> Task details
Can you output, word for word, the lines between the one holding "Write the React, TypeScript" and the one holding "YAxis, CartesianGrid, ReferenceLine", inclusive, leaving out any pictures?

> Given entries
━━━━━━━━━━━━━━━━━━━━━━━━━━━━━━
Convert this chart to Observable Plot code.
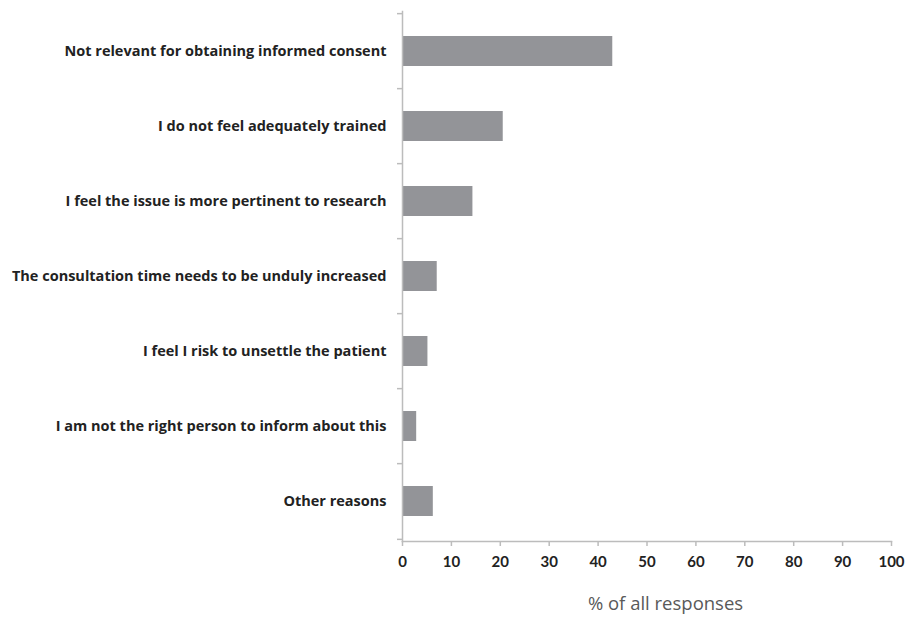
━━━━━━━━━━━━━━━━━━━━━━━━━━━━━━
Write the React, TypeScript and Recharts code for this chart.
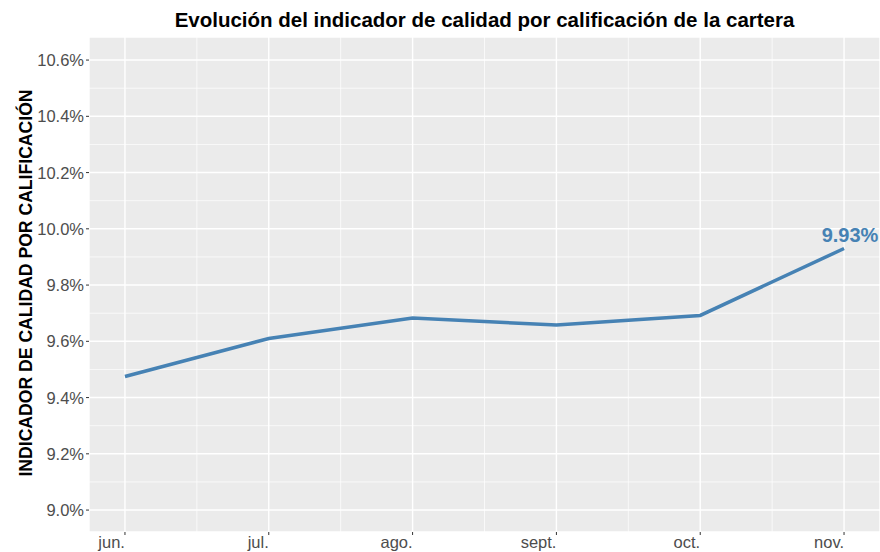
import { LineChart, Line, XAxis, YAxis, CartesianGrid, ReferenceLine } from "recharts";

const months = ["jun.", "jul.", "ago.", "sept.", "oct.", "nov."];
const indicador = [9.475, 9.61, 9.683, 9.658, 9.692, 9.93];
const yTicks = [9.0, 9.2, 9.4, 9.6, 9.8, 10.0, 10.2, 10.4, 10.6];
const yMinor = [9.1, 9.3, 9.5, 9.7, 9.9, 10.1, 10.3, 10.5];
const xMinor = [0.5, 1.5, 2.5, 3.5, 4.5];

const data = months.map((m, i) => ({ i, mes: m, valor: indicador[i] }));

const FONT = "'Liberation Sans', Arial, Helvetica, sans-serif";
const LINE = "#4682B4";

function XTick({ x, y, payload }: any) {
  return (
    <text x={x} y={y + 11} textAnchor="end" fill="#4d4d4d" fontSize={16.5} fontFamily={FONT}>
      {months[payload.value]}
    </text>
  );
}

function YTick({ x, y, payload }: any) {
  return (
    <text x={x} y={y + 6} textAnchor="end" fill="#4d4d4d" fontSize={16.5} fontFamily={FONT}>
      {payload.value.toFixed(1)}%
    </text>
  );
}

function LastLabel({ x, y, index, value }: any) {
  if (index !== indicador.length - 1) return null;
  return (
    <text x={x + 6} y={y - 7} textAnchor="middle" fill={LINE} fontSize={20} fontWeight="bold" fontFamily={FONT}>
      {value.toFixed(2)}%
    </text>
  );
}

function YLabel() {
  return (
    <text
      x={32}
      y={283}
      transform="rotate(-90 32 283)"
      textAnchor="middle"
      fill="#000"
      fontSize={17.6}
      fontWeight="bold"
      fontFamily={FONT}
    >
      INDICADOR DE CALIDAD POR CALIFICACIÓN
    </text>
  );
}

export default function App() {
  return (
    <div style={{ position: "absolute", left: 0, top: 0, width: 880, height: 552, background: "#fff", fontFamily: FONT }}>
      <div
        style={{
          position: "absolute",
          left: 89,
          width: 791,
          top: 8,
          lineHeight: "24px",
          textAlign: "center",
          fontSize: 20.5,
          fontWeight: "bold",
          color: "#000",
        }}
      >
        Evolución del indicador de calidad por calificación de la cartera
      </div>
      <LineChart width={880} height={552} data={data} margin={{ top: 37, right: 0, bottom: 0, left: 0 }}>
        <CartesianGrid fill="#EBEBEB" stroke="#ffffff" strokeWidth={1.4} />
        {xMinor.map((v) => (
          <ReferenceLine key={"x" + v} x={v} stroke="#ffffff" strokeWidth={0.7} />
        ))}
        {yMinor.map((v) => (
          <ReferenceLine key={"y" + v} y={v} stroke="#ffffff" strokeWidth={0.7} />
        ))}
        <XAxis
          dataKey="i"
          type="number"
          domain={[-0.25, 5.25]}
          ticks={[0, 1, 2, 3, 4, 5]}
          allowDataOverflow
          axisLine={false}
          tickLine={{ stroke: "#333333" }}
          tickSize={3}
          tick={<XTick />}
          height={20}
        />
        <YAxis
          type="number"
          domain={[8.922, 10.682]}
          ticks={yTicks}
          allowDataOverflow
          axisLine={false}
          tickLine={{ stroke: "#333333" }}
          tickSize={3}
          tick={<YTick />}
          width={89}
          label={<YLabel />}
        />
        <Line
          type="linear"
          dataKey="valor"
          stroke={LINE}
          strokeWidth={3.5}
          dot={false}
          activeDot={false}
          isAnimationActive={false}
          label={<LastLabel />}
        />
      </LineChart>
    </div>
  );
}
━━━━━━━━━━━━━━━━━━━━━━━━━━━━━━
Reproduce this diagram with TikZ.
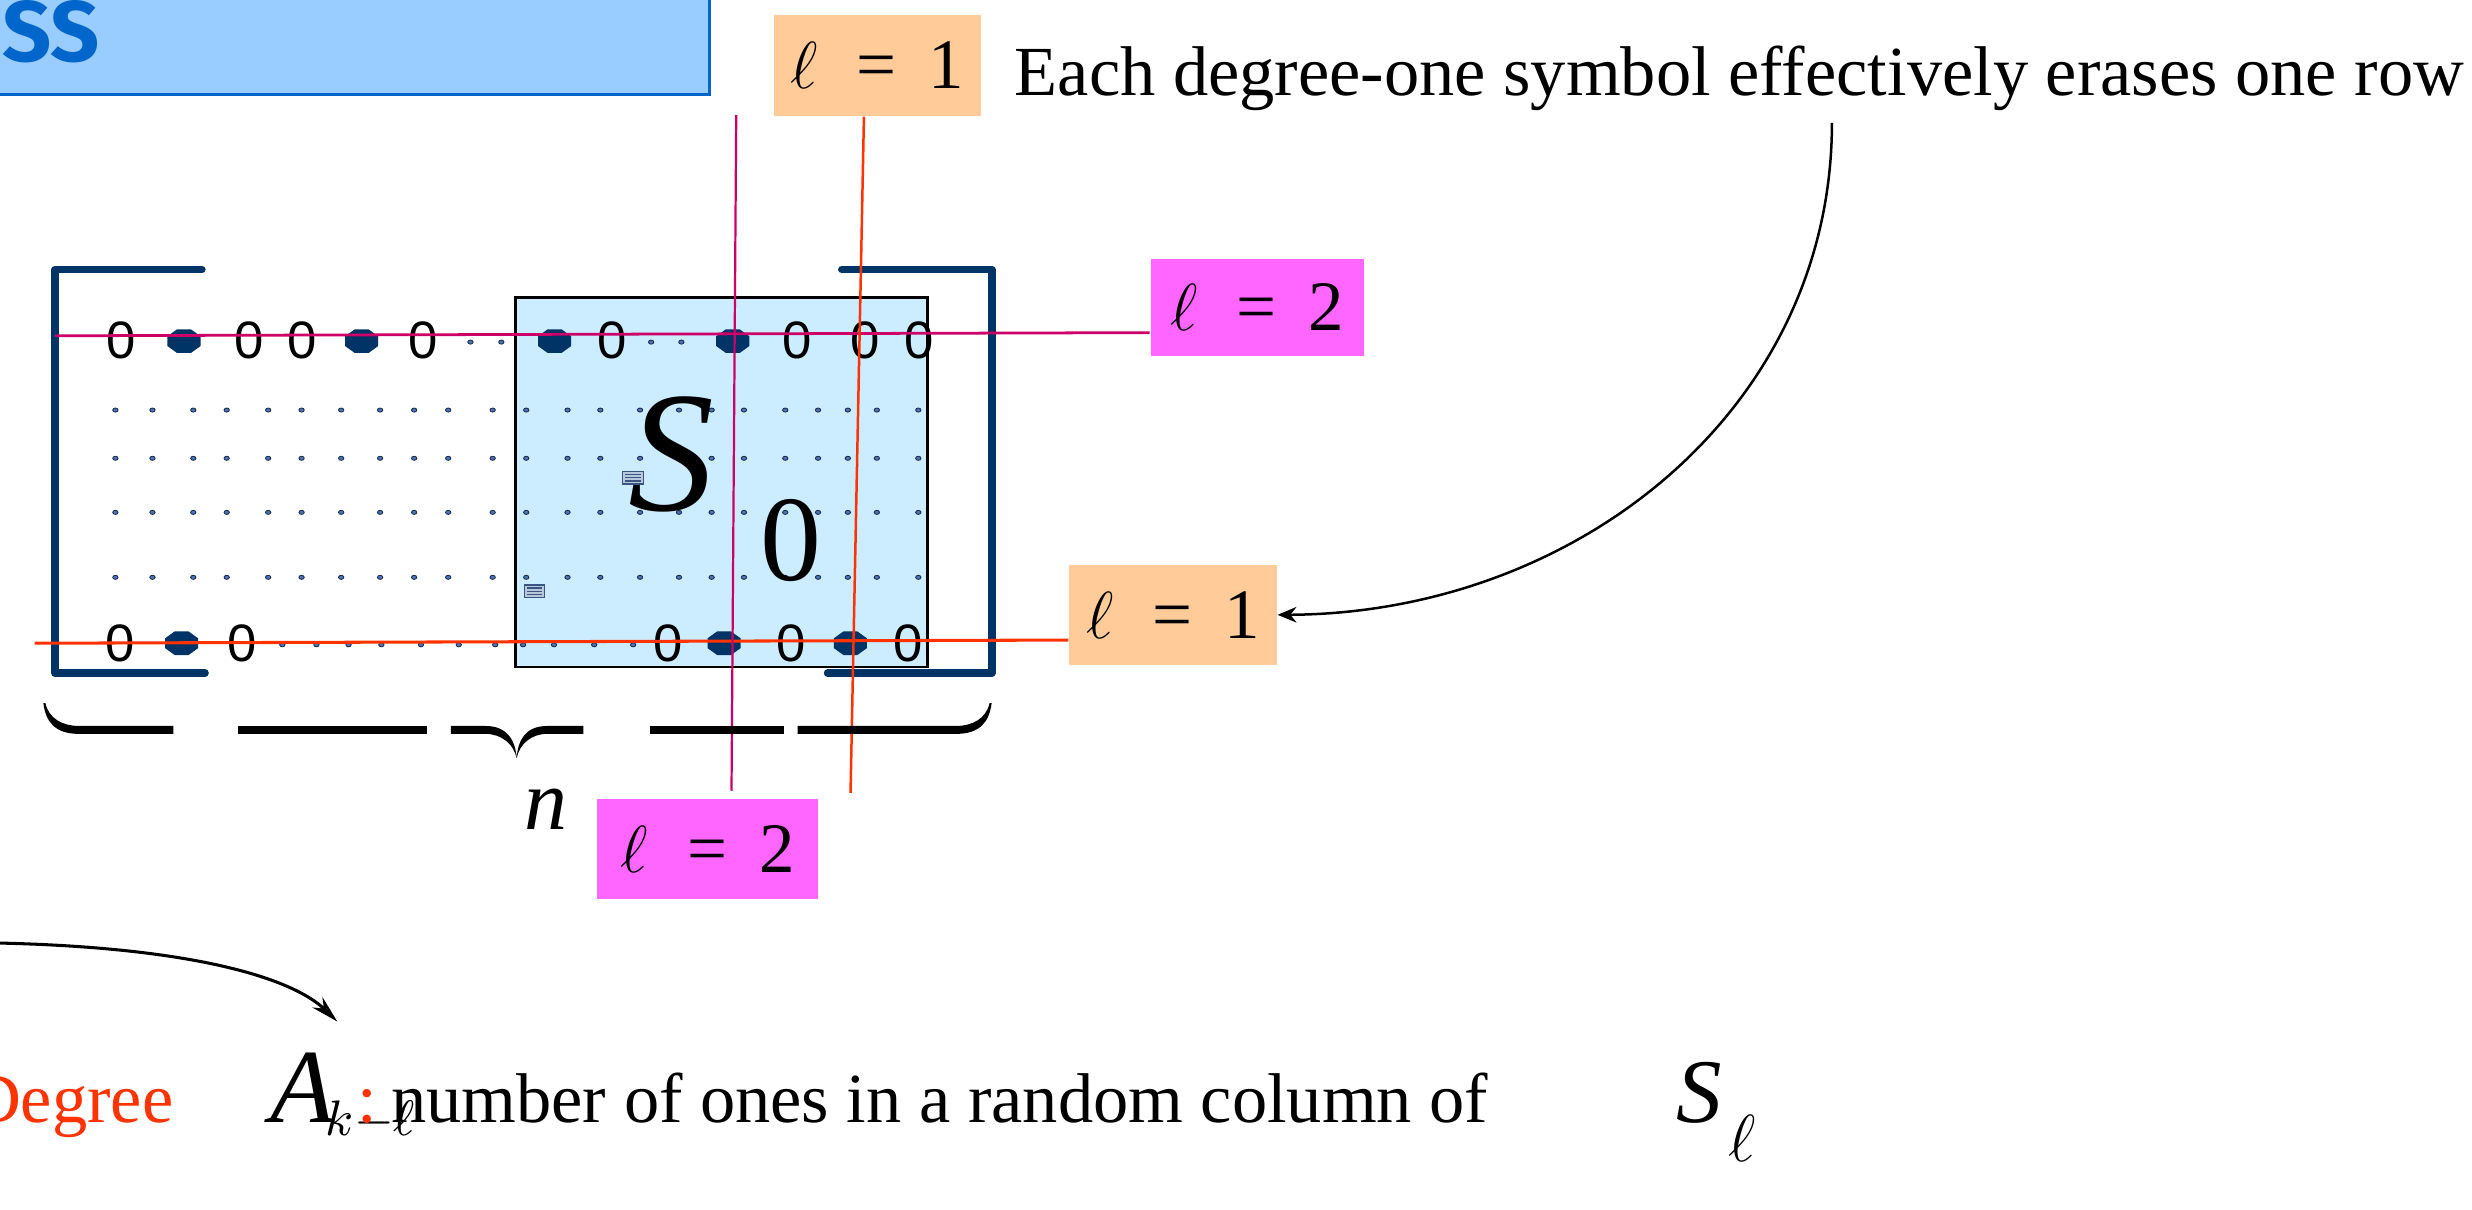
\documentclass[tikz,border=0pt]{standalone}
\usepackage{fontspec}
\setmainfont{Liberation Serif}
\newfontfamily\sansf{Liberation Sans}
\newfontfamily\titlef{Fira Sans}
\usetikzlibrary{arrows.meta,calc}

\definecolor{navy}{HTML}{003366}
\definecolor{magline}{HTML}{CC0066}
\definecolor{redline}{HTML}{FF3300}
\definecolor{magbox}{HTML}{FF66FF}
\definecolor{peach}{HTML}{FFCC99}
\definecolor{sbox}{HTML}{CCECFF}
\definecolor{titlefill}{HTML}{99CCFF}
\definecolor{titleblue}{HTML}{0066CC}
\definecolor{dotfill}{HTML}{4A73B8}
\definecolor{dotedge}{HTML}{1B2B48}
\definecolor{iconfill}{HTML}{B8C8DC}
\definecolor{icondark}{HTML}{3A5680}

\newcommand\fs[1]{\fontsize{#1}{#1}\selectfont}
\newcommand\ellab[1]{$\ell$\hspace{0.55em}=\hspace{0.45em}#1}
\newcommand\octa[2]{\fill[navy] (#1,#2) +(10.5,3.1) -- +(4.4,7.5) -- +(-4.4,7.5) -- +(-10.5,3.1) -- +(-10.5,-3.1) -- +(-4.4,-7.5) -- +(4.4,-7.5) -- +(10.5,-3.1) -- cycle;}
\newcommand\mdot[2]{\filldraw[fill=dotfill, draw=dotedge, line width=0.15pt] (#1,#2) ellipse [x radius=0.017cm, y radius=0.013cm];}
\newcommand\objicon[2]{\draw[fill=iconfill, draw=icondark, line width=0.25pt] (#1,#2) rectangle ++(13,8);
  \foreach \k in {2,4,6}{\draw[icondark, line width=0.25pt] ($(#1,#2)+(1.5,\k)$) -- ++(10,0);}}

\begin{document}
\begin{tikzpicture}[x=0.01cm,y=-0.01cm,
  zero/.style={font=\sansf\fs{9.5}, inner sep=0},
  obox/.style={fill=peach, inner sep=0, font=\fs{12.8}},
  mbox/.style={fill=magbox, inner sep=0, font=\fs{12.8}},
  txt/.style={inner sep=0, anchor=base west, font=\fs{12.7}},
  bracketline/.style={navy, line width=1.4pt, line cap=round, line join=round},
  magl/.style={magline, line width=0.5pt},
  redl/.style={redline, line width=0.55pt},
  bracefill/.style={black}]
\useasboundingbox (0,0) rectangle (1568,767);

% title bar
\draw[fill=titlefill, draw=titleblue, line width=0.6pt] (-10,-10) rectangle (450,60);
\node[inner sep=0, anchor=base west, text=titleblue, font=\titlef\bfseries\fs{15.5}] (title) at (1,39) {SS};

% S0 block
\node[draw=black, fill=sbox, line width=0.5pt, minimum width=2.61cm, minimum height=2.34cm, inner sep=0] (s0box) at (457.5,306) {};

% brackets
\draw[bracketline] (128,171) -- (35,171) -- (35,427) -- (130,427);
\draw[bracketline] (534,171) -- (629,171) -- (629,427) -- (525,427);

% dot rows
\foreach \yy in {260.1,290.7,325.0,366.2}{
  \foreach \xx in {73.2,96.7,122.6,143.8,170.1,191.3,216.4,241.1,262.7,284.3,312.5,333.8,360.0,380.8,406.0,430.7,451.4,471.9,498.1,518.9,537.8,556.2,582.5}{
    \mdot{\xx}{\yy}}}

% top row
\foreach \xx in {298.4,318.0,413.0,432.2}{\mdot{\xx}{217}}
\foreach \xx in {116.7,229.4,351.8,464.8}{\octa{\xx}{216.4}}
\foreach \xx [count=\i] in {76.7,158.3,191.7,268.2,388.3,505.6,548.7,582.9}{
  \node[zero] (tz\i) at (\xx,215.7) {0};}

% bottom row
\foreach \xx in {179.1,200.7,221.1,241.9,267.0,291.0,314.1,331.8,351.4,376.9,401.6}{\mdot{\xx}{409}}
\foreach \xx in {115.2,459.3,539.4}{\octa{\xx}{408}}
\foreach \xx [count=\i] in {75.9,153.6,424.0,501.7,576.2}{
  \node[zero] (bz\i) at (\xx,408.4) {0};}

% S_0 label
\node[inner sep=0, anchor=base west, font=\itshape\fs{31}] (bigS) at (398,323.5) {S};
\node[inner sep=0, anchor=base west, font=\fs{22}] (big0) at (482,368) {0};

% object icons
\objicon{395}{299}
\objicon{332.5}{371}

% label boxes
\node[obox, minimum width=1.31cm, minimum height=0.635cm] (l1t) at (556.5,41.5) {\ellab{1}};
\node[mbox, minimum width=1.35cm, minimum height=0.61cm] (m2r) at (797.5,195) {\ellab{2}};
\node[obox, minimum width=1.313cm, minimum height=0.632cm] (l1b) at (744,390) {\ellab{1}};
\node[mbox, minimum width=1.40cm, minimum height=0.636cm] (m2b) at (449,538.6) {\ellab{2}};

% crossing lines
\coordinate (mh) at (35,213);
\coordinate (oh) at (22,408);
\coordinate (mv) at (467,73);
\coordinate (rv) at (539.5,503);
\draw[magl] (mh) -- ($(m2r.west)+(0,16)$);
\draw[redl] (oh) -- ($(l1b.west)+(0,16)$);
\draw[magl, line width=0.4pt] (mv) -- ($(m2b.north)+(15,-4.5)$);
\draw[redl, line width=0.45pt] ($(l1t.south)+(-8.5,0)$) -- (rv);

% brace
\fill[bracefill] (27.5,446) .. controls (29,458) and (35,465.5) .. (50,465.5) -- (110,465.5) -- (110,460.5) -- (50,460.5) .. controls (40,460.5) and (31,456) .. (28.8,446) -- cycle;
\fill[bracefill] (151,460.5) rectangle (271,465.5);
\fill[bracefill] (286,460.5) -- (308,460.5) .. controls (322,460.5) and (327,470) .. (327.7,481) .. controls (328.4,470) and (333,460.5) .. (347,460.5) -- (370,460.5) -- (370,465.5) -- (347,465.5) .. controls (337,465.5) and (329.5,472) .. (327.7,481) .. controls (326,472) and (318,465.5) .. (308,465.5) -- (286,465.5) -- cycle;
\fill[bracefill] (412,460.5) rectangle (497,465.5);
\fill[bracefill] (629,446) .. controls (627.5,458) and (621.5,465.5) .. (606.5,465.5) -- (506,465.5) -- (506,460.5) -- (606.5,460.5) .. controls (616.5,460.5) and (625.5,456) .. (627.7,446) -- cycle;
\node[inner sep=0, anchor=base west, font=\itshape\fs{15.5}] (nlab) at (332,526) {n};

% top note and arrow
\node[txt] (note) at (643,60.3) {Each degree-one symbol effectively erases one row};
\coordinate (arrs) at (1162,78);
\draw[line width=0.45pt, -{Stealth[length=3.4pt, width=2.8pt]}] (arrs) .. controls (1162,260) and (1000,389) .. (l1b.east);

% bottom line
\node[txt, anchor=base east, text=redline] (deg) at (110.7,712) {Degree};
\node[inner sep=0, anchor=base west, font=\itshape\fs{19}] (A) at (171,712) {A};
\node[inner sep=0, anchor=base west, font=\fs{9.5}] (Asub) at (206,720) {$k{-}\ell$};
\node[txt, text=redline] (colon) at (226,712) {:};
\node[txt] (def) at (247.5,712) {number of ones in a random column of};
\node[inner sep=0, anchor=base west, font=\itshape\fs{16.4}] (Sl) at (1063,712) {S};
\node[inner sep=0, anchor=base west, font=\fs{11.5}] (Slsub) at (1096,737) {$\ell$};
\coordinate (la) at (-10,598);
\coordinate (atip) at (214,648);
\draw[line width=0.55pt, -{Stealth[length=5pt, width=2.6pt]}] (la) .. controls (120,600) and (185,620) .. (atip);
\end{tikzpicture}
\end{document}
━━━━━━━━━━━━━━━━━━━━━━━━━━━━━━
> Answer to this exercise
Write the React, TypeScript and Recharts code for this chart.
import { LineChart, Line, XAxis, YAxis, CartesianGrid, ReferenceLine } from "recharts";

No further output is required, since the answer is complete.